A former Watergate prosecutor described a gap in phone records from the Trump White House on January 6, 2021, as “suspicious,” pointing toward evidence confirming that the former president was speaking to people on the phone during the Capitol attack.
More than seven hours of phone records are missing from the logs of former President Donald Trump, according to documents obtained by the January 6 select committee, which is investigating the attack and its preceding events. The gap occurs during the time when the Capitol attack took place.
Writing in an op-ed for NBC News, Jill Wine-Banks, a former Watergate special prosecutor who investigated former President Richard Nixon’s obstruction of justice abuses, described how her phone “rang off the hook” as soon as the story of Trump’s missing phone logs was released. She spoke with many people who compared those missing records to the 18 minutes of tape, recorded in Nixon’s Oval Office, that appeared to have been erased.
Wine-Banks recognized that there wasn’t “credible evidence” yet that the gap in Trump’s records was purposeful. “But the missing chunk certainly appears deliberate,” she added.
“It is unlikely, even incredible, that no one called in to the president for 457 minutes during a crisis when he was in the White House. Even calls that go unanswered in the White House should be listed on official logs,” Wine-Banks explained in her op-ed.
The January 6 committee is likely to have evidence that can explain the gaps in Trump’s phone records, to provide a better idea of whether they were “inadvertent or malicious,” she said.
Handwritten notes from the Watergate investigation taken by an aide to Nixon, Wine-Banks recounted in her opinion piece, “showed that pause started precisely when their conversation turned to the Watergate break-in and ended when they pivoted to other matters.” Similarly, “testimony and phone records will hopefully show whose calls are potentially missing from Trump’s official White House phone log,” Wine-Banks said.
The former Watergate prosecutor said that comparisons to Nixon’s missing records and Trump’s were understandable — but their differences were important to keep in mind.
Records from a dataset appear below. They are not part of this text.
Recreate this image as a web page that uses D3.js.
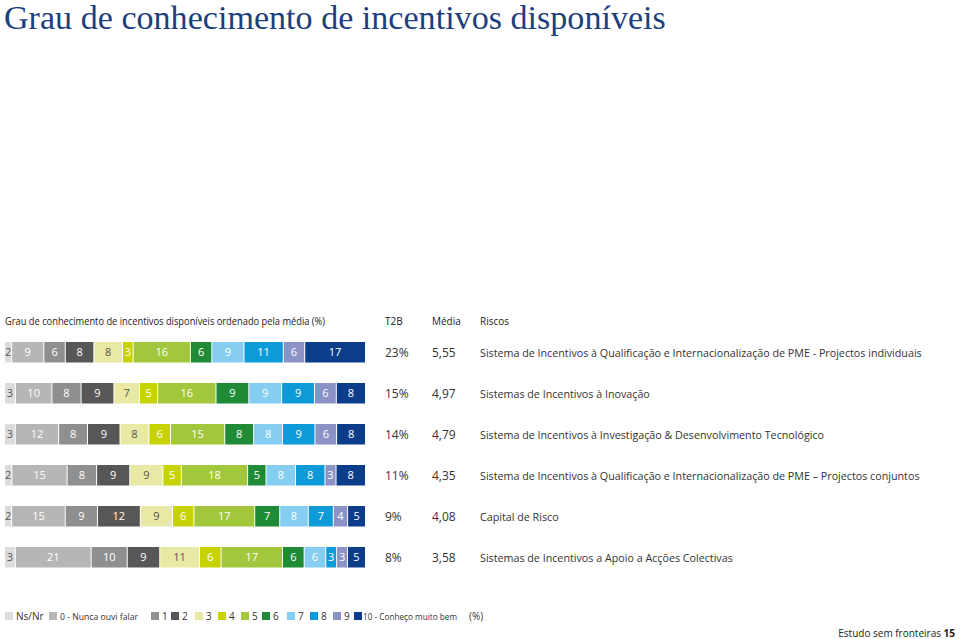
<!DOCTYPE html>
<html><head><meta charset="utf-8">
<script src="https://cdn.jsdelivr.net/npm/d3@7"></script>
<style>body{margin:0;background:#fff}svg{display:block}</style>
</head><body>
<svg id="c" width="960" height="639"></svg>
<script>
const title = "Grau de conhecimento de incentivos disponíveis";
const header = "Grau de conhecimento de incentivos disponíveis ordenado pela média (%)";
const colHeaders = ["T2B", "Média", "Riscos"];
const keys = ["Ns/Nr","0","1","2","3","4","5","6","7","8","9","10"];
const legendLabels = ["Ns/Nr","0 - Nunca ouvi falar","1","2","3","4","5","6","7","8","9","10 - Conheço muito bem"];
const colors = ["#dcdcdc","#b6b6b6","#8f8f8f","#575757","#e8e9a4","#c6d300","#a2c63c","#1f8b36","#86cdf2","#0d9ad9","#8b93c6","#0c3d8a"];
const textColors = ["#555","#fff","#fff","#fff","#555","#fff","#fff","#fff","#fff","#fff","#fff","#fff"];
const riscos = [
 "Sistema de Incentivos à Qualificação e Internacionalização de PME - Projectos individuais",
 "Sistemas de Incentivos à Inovação",
 "Sistema de Incentivos à Investigação & Desenvolvimento Tecnológico",
 "Sistema de Incentivos à Qualificação e Internacionalização de PME – Projectos conjuntos",
 "Capital de Risco",
 "Sistemas de Incentivos a Apoio a Acções Colectivas"
];
const t2b = ["23%","15%","14%","11%","9%","8%"];
const media = ["5,55","4,97","4,79","4,35","4,08","3,58"];
const values = [
 [2,9,6,8,8,3,16,6,9,11,6,17],
 [3,10,8,9,7,5,16,9,9,9,6,8],
 [3,12,8,9,8,6,15,8,8,9,6,8],
 [2,15,8,9,9,5,18,5,8,8,3,8],
 [2,15,9,12,9,6,17,7,8,7,4,5],
 [3,21,10,9,11,6,17,6,6,3,3,5]
];
const footer = "Estudo sem fronteiras";
const pageNum = "15";

const svg = d3.select("#c");
const sans = "'Open Sans', 'Noto Sans', sans-serif";

// title
const t = svg.append("text").attr("x",4).attr("y",29)
  .attr("font-family","'Liberation Serif', serif").attr("font-size",32)
  .attr("fill","#1d3f7e").text(title);
const tw = t.node().getComputedTextLength();
t.attr("font-size", 32*662/tw);

// header
svg.append("text").attr("x",5).attr("y",325).attr("font-family",sans).attr("font-size",10.5)
  .attr("fill","#222").attr("textLength",320).attr("lengthAdjust","spacingAndGlyphs").text(header);
const colX = [385, 432, 480];
colHeaders.forEach((h,i)=>svg.append("text").attr("x",colX[i]).attr("y",325)
  .attr("font-family",sans).attr("font-size",10).attr("fill","#222").text(h));

const data = values.map((v,i)=>{const o={row:i}; keys.forEach((k,j)=>o[k]=v[j]); return o;});
const stack = d3.stack().keys(keys).offset(d3.stackOffsetExpand);
const series = stack(data);

const x = d3.scaleLinear().domain([0,1]).range([5,366]);
const y = d3.scaleBand().domain(d3.range(values.length)).range([342,567.5]).paddingInner(0.5).paddingOuter(0);

const g = svg.append("g");
series.forEach((s,ki)=>{
  const gg = g.append("g");
  gg.selectAll("rect").data(s).join("rect")
    .attr("x",d=>x(d[0])).attr("y",(d,i)=>y(i))
    .attr("width",d=>Math.max(0,x(d[1])-x(d[0])-1)).attr("height",y.bandwidth())
    .attr("fill",colors[ki]);
  gg.selectAll("text").data(s).join("text")
    .attr("x",d=>(x(d[0])+x(d[1])-1)/2).attr("y",(d,i)=>y(i)+y.bandwidth()/2+4)
    .attr("text-anchor","middle").attr("font-family",sans).attr("font-size",11)
    .attr("fill",textColors[ki]).text((d,i)=>values[i][ki]);
});

let lblScale = 1;
values.forEach((v,i)=>{
  const cy = y(i)+y.bandwidth()/2+4.5;
  svg.append("text").attr("x",colX[0]).attr("y",cy).attr("font-family",sans).attr("font-size",12).attr("fill","#333").text(t2b[i]);
  svg.append("text").attr("x",colX[1]).attr("y",cy).attr("font-family",sans).attr("font-size",12).attr("fill","#333").text(media[i]);
  const lt = svg.append("text").attr("class","risco").attr("x",colX[2]).attr("y",cy).attr("font-family",sans).attr("font-size",11.5).attr("fill","#333").text(riscos[i]);
  if(i===0){ lblScale = 442/lt.node().getComputedTextLength(); }
});
svg.selectAll("text.risco").attr("font-size",11.5*lblScale);

// legend
const legX = [5,49,151,171,195,218,241,262,287,310,333,354];
const legW = {1:78, 11:94};
const lg = svg.append("g");
legendLabels.forEach((l,i)=>{
  lg.append("rect").attr("x",legX[i]).attr("y",612).attr("width",8).attr("height",8).attr("fill",colors[i]);
  const tt = lg.append("text").attr("x",legX[i]+(i===11?9:11)).attr("y",620).attr("font-family",sans).attr("font-size",legW[i]?9:10).attr("fill","#333").text(l);
  if(legW[i]) tt.attr("textLength",legW[i]).attr("lengthAdjust","spacingAndGlyphs");
});
lg.append("text").attr("x",469).attr("y",620).attr("font-family",sans).attr("font-size",10).attr("fill","#333").text("(%)");

// footer
const ft = svg.append("text").attr("x",955).attr("y",637).attr("text-anchor","end").attr("font-family",sans).attr("font-size",10).attr("fill","#222");
ft.append("tspan").text(footer+"  ");
ft.append("tspan").attr("font-weight","bold").text(pageNum);
</script>
</body></html>
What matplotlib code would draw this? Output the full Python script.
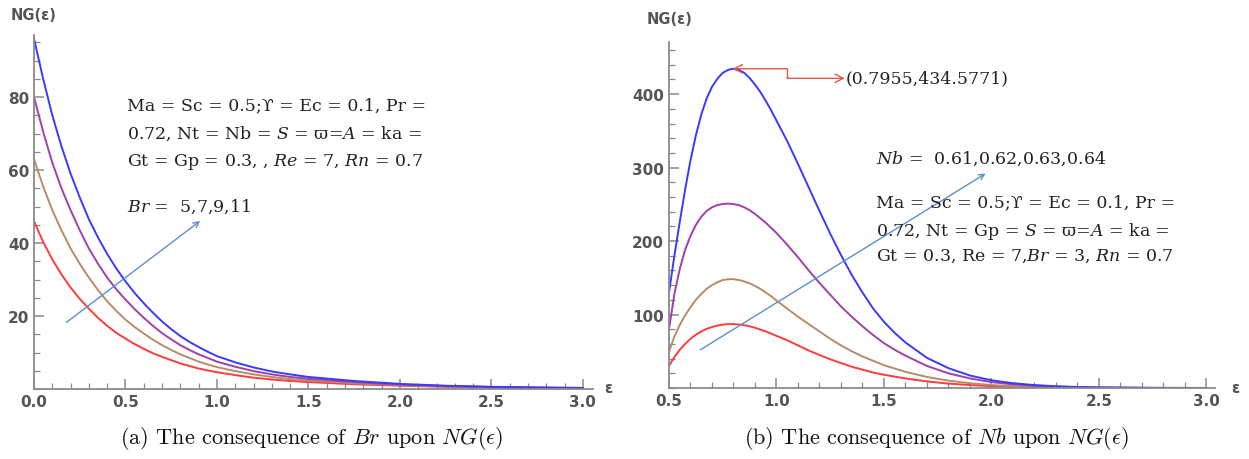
import matplotlib
matplotlib.use('Agg')
import matplotlib.pyplot as plt
from matplotlib.ticker import MultipleLocator, FormatStrFormatter

plt.rcParams['mathtext.fontset'] = 'custom'
plt.rcParams['mathtext.rm'] = 'DejaVu Serif'
plt.rcParams['mathtext.it'] = 'DejaVu Serif:italic'
plt.rcParams['mathtext.fallback'] = 'stix'

# (a) entropy generation vs epsilon for Br = 5, 7, 9, 11
eps_a = [0.0, 0.05, 0.1, 0.15, 0.2, 0.25, 0.3, 0.35, 0.4, 0.45, 0.5, 0.55,
         0.6, 0.65, 0.7, 0.75, 0.8, 0.85, 0.9, 0.95, 1.0, 1.1, 1.2, 1.3, 1.4,
         1.5, 1.75, 2.0, 2.25, 2.5, 2.75, 3.0]
ng_br5 = [46, 40.3, 35.5, 31.4, 27.8, 24.7, 22, 19.5, 17.3, 15.4, 13.8, 12.3,
          11, 9.8, 8.8, 7.9, 7, 6.3, 5.6, 5.1, 4.6, 3.8, 3.1, 2.6, 2.2,
          1.9, 1.3, 0.9, 0.6, 0.45, 0.32, 0.22]
ng_br7 = [63, 55.5, 49, 43.5, 38.5, 34.3, 30.5, 27.1, 24, 21.4, 19, 17,
          15.2, 13.5, 12, 10.7, 9.5, 8.5, 7.5, 6.7, 6, 4.9, 4, 3.3, 2.7,
          2.3, 1.6, 1.05, 0.7, 0.5, 0.35, 0.25]
ng_br9 = [80, 70.5, 62, 55, 49, 43.5, 38.5, 34.3, 30.5, 27.3, 24.5, 21.9,
          19.5, 17.3, 15.3, 13.6, 12, 10.7, 9.5, 8.5, 7.5, 6.1, 4.9, 4, 3.3,
          2.8, 1.9, 1.2, 0.8, 0.55, 0.38, 0.27]
ng_br11 = [96, 85, 75, 66.5, 59, 52.5, 46.5, 41.5, 37, 33, 29.5, 26.3,
           23.5, 20.9, 18.5, 16.4, 14.5, 12.9, 11.5, 10.2, 9, 7.3, 5.9, 4.8, 4,
           3.3, 2.2, 1.4, 0.9, 0.6, 0.4, 0.3]

# (b) entropy generation vs epsilon for Nb = 0.61 ... 0.64
eps_b = [0.5, 0.525, 0.55, 0.575, 0.6, 0.625, 0.65, 0.675, 0.7, 0.725, 0.75,
         0.775, 0.7955, 0.825, 0.85, 0.875, 0.9, 0.925, 0.95, 0.975, 1.0,
         1.05, 1.1, 1.15, 1.2, 1.25, 1.3, 1.35, 1.4, 1.45, 1.5, 1.55, 1.6,
         1.7, 1.8, 1.9, 2.0, 2.1, 2.2, 2.3, 2.4, 2.5, 2.75, 3.0]
ng_nb61 = [30, 42, 52, 60, 67, 72.5, 77, 80.5, 83, 85, 86.3,
           87, 87, 86.5, 85.5, 84, 82, 79.5, 77, 74, 71,
           65, 58, 51, 45, 39, 34, 29, 25, 21, 18, 15.5, 13,
           9, 6, 4, 2.5, 1.5, 0.9, 0.55, 0.3, 0.2, 0.05, 0.01]
ng_nb62 = [49, 70, 86, 99, 110, 120, 128, 135, 140, 144, 147,
           148, 148.3, 147, 145, 142.5, 139, 135, 130, 125, 119,
           108, 97, 87, 77, 67, 58, 50, 43, 37, 31, 26.5, 22,
           15, 10, 6.5, 4, 2.5, 1.5, 0.9, 0.5, 0.3, 0.08, 0.02]
ng_nb63 = [80, 128, 162, 188, 207, 222, 233, 241, 246, 249, 250.5,
           251, 250.5, 249, 246, 242, 237, 231, 225, 218, 211,
           195, 178, 160, 143, 127, 111, 97, 84, 72, 61, 52, 44,
           30, 20, 13, 8, 5, 3, 1.8, 1, 0.6, 0.15, 0.04]
ng_nb64 = [130, 180, 226, 270, 310, 344, 372, 394, 410, 421, 429,
           433, 434.5771, 433, 429, 422, 413, 403, 391, 378, 364,
           336, 305, 273, 241, 210, 181, 154, 130, 108, 90, 75, 62,
           41, 27, 17, 10.5, 6.5, 4, 2.4, 1.4, 0.8, 0.2, 0.05]
peak = (0.7955, 434.5771)

colors = ['#ff3b3b', '#b88c66', '#a040a8', '#3a3aff']
tick_color = '#555555'
axis_color = '#8a8a8a'

fig = plt.figure(figsize=(12.49, 4.6), dpi=100)
W, H = 1249, 460


def px_axes(x0, y_top, x1, y_bot):
    return fig.add_axes([x0 / W, 1 - y_bot / H, (x1 - x0) / W, (y_bot - y_top) / H])


def style(ax, xmaj, xmin, ymaj, ymin):
    for s in ['top', 'right']:
        ax.spines[s].set_visible(False)
    for s in ['left', 'bottom']:
        ax.spines[s].set_color(axis_color)
        ax.spines[s].set_linewidth(1.3)
    ax.xaxis.set_major_locator(MultipleLocator(xmaj))
    ax.xaxis.set_minor_locator(MultipleLocator(xmin))
    ax.yaxis.set_major_locator(MultipleLocator(ymaj))
    ax.yaxis.set_minor_locator(MultipleLocator(ymin))
    ax.xaxis.set_major_formatter(FormatStrFormatter('%.1f'))
    ax.tick_params(which='major', direction='in', length=7, width=1.1,
                   color=axis_color, labelsize=11, labelcolor=tick_color)
    ax.tick_params(which='minor', direction='in', length=4, width=0.9,
                   color=axis_color)


def bold_ticks(ax):
    for lab in ax.get_xticklabels() + ax.get_yticklabels():
        lab.set_fontweight('bold')


txt = dict(fontsize=12.5, color='#222222', va='center', ha='left',
           family='DejaVu Serif')
lab = dict(fontsize=10.5, fontweight='bold', color=tick_color, va='center')

# ---- panel (a)
ax1 = px_axes(34, 36, 593, 390)
for y, c in zip([ng_br5, ng_br7, ng_br9, ng_br11], colors):
    ax1.plot(eps_a, y, color=c, lw=1.4)
ax1.set_xlim(0, 3.055)
ax1.set_ylim(0, 97)
style(ax1, 0.5, 0.1, 20, 5)
ax1.set_yticks([20, 40, 60, 80])
bold_ticks(ax1)
ax1.annotate('', xy=(0.92, 46.5), xytext=(0.165, 17.8),
             arrowprops=dict(arrowstyle='->', color='#5b8fd0', lw=1.0))
ax1.text(0.508, 77.8, 'Ma = Sc = 0.5;ϒ = Ec = 0.1, Pr =', **txt)
ax1.text(0.508, 70.1, '0.72, Nt = Nb = $S$ = ϖ=$A$ = ka =', **txt)
ax1.text(0.508, 62.5, 'Gt = Gp = 0.3, , $Re$ = 7, $Rn$ = 0.7', **txt)
ax1.text(0.508, 50.1, '$Br$ =  5,7,9,11', **txt)
fig.text(11 / W, 1 - 15 / H, 'NG(ε)', **lab)
fig.text(604 / W, 1 - 389 / H, 'ε', **lab)

# ---- panel (b)
ax2 = px_axes(669, 43, 1215, 389)
for y, c in zip([ng_nb61, ng_nb62, ng_nb63, ng_nb64], colors):
    ax2.plot(eps_b, y, color=c, lw=1.4)
ax2.set_xlim(0.5, 3.04)
ax2.set_ylim(0, 471)
style(ax2, 0.5, 0.1, 100, 20)
ax2.set_yticks([100, 200, 300, 400])
bold_ticks(ax2)
ax2.annotate('', xy=(1.984, 294), xytext=(0.635, 50),
             arrowprops=dict(arrowstyle='->', color='#5b8fd0', lw=1.0))

# elbow connector from the peak to its coordinate label
red = '#e0584a'
drop = 13
ax2.annotate('', xy=peak, xytext=(1.049, peak[1]),
             arrowprops=dict(arrowstyle='->,head_length=0.6,head_width=0.3',
                             color=red, lw=1.0, shrinkA=0, shrinkB=0))
ax2.plot([1.049, 1.049], [peak[1], peak[1] - drop], color=red, lw=1.0)
ax2.annotate('', xy=(1.318, peak[1] - drop), xytext=(1.049, peak[1] - drop),
             arrowprops=dict(arrowstyle='->,head_length=0.6,head_width=0.3',
                             color=red, lw=1.0, shrinkA=0, shrinkB=0))
ax2.text(1.322, peak[1] - drop, '(%.4f,%.4f)' % peak, **txt)

ax2.text(1.463, 313, '$Nb$ =  0.61,0.62,0.63,0.64', **txt)
ax2.text(1.463, 253, 'Ma = Sc = 0.5;ϒ = Ec = 0.1, Pr =', **txt)
ax2.text(1.463, 215, '0.72, Nt = Gp = $S$ = ϖ=$A$ = ka =', **txt)
ax2.text(1.463, 180, 'Gt = 0.3, Re = 7,$Br$ = 3, $Rn$ = 0.7', **txt)
fig.text(647 / W, 1 - 20 / H, 'NG(ε)', **lab)
fig.text(1231 / W, 1 - 389 / H, 'ε', **lab)

# captions
cap = dict(fontsize=16, color='#111111', ha='center', va='center',
           family='cmr10', math_fontfamily='cm')
fig.text(312 / W, 1 - 438 / H, r'(a) The consequence of $Br$ upon $NG(\epsilon)$', **cap)
fig.text(936 / W, 1 - 438 / H, r'(b) The consequence of $Nb$ upon $NG(\epsilon)$', **cap)

fig.savefig('out.png', dpi=100)
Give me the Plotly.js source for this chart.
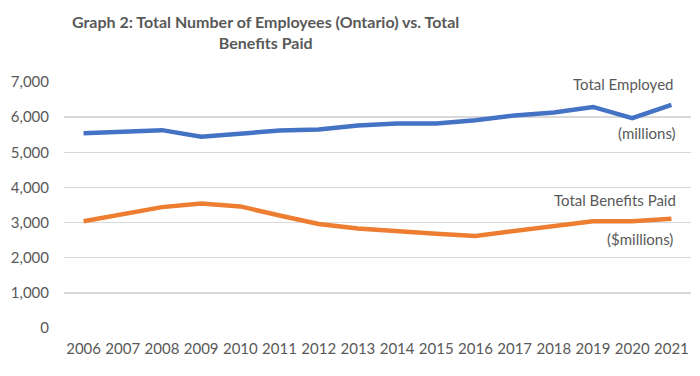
<!DOCTYPE html>
<html><head><meta charset="utf-8">
<script src="https://cdn.plot.ly/plotly-3.0.1.min.js"></script>
<style>body{margin:0;padding:0;background:#fff}#chart{width:700px;height:376px}</style>
</head><body><div id="chart"></div>
<script>
const years = ['2006','2007','2008','2009','2010','2011','2012','2013','2014','2015','2016','2017','2018','2019','2020','2021'];
const totalEmployed = [5540,5600,5630,5440,5540,5620,5650,5760,5820,5820,5910,6050,6130,6290,5970,6350];
const totalBenefits = [3040,3230,3440,3540,3460,3200,2960,2830,2740,2680,2620,2760,2900,3040,3040,3110];
const yTicks = [0,1000,2000,3000,4000,5000,6000,7000];

const grey = '#595959';
const font = 'Lato, "Open Sans", sans-serif';

const traces = [
  {x: years, y: totalEmployed, type:'scatter', mode:'lines', name:'Total Employed (millions)',
   line:{color:'#4472C4', width:4.5}},
  {x: years, y: totalBenefits, type:'scatter', mode:'lines', name:'Total Benefits Paid ($millions)',
   line:{color:'#ED7D31', width:4.5}}
];

const layout = {
  width:700, height:376,
  margin:{l:64, r:9, t:82, b:48},
  paper_bgcolor:'#fff', plot_bgcolor:'#fff',
  showlegend:false,
  font:{family:font, color:grey, size:15},
  xaxis:{type:'category', range:[-0.5, years.length-0.5], showgrid:false, showline:false, zeroline:false, ticks:'',
         ticklabelstandoff:10, tickfont:{size:15, color:grey}, fixedrange:true},
  yaxis:{range:[0,7000], tickvals:yTicks, tickformat:',d', showgrid:true, gridcolor:'#D9D9D9', gridwidth:1.3,
         zeroline:false, showline:false, ticks:'', ticklabelstandoff:14,
         tickfont:{size:15, color:grey}, fixedrange:true},
  annotations:[
    {xref:'paper', yref:'paper', x:0.322, y:1.205, xanchor:'center', yanchor:'middle', showarrow:false,
     text:'<b>Graph 2: Total Number of Employees (Ontario) vs. Total<br>Benefits Paid</b>',
     font:{family:font, size:16, color:grey}},
    {xref:'paper', yref:'y', x:0.975, y:6950, text:'Total Employed', showarrow:false, xanchor:'right', yanchor:'middle', font:{size:15,color:grey}, bgcolor:'#fff'},
    {xref:'paper', yref:'y', x:0.98, y:5560, text:'(millions)', showarrow:false, xanchor:'right', yanchor:'middle', font:{size:15,color:grey}},
    {xref:'paper', yref:'y', x:0.98, y:3630, text:'Total Benefits Paid', showarrow:false, xanchor:'right', yanchor:'middle', font:{size:15,color:grey}},
    {xref:'paper', yref:'y', x:0.975, y:2530, text:'($millions)', showarrow:false, xanchor:'right', yanchor:'middle', font:{size:15,color:grey}}
  ]
};
Plotly.newPlot('chart', traces, layout, {displayModeBar:false, staticPlot:true});
</script></body></html>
“Nixon’s gap was a single conversation about covering up a third-rate burglary…Trump’s potentially hours of missing conversations likely regarded the ongoing insurrection and various alleged plans to overturn a free and fair election,” Wine-Banks wrote:
It is often said that Nixon’s cover-up was worse than his underlying crime. The reverse is potentially true for Trump. Trump’s records gap is 25 times as long as Nixon’s, but his alleged crime could be incalculably worse.
Members of the House select committee investigating the January 6, 2021, attack on the Capitol by a mob of Trump loyalists, who descended upon the building after hearing an incendiary speech from the former president, have also expressed concerns about the missing Trump logs.
In an appearance on CBS’s “Face the Nation” program over the weekend, Rep. Jamie Raskin (D-Maryland) said that the gaps in Trump’s phone records “are suspiciously tailored to the heart of the events.”
Like Wine-Banks, Raskin recognized that the seven-hour gap in missing phone records doesn’t prove something nefarious. “But we have no comprehensive, fine-grained portrait of what was going on during that period, and that’s obviously of intense interest to us,” Raskin added.
Last week, committee member Rep. Elaine Luria (D-Virginia) also spoke about the importance of understanding why there are gaps in the record.
The missing information is “very strange,” Luria said, because the committee has reports and evidence that contradict the notion that Trump wasn’t talking to anyone at that time — including accounts from Republican lawmakers and other individuals who say they’ve “talked about the calls they had with the President during that time.”
Referencing Watergate, Luria also said, “this definitely has overtones” of that scandal “because there’s just really no explanation for the seven hours” that are missing.